Über die Krankenversorgung vor Ort liegen keine Informationen vor. Belegt sind jedoch sieben Todesfälle für das Lager bei der NARAG. Hierbei handelte es sich um fünf jüdische Häftlinge aus Polen, Ungarn und den Niederlanden sowie zwei politische Häftlinge aus der Sowjetunion und Frankreich. Als Todesursache stellte der Betriebsarzt der örtlichen Junkerswerke, der als Vertragsarzt die Totenscheine ausfüllte, Lungen- und Herzerkrankungen fest. Wo die Toten eingeäschert oder beerdigt wurden, ist nicht bekannt.

Bewachung

Mit dem ersten Häftlingstransport Anfang März 1945 schickte die SS einen Kommandoführer und 39 Posten als Wachmannschaft nach Schönebeck. Als Kommandoführer setzte die Lagerkommandantur in Buchenwald SS-Oberscharführer Josef Gergel (geb. 1917) ein. Zuvor war er in gleicher Funktion bereits im Außenlager in Köln-Niehl tätig gewesen. Weitere Informationen zur Bewachung des Lagers oder zu strafrechtlichen Ermittlungen liegen nicht vor.

Räumung

Über die Räumung des Lagers liegen keine gesicherten Informationen vor. Vieles spricht jedoch dafür, dass die Häftlinge gemeinsam mit den Häftlingen des Schönebecker Außenlagers „Julius“ am 11. April 1945 auf einen dreiwöchigen Todesmarsch in Richtung Norden getrieben wurden.
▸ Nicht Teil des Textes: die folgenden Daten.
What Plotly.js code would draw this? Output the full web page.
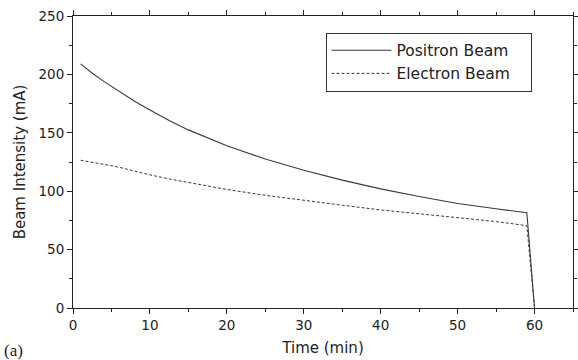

Berichten zufolge befreiten teils amerikanische, teils sowjetische Truppen Anfang Mai 1945 300 bis 400 Überlebende dieses Marsches in der Nähe von Parchim, 40 Kilometer südlich von Schwerin. Die Zahl der Häftlinge, die während des Todesmarsches fliehen konnten, an Entkräftung starben oder umgebracht wurden, ist nicht bekannt.

Spuren und Gedenken

Da der Lagerstandort bisher noch nicht genauer verortet werden konnte, liegen hierzu keine Informationen vor. Ein Gedenkzeichen, das auf das Außenlager bei der NARAG in Schönebeck hinweist, ist nicht bekannt.

Literatur:

Herwig Lewy, Schönebeck (NARAG), in: Wolfgang Benz u. Barbara Distel (Hg.), Der Ort des Terrors. Die Geschichte der nationalsozialistischen Konzentrationslager. Band 3: Sachsenhausen, Buchenwald, München 2006, S. 571 f.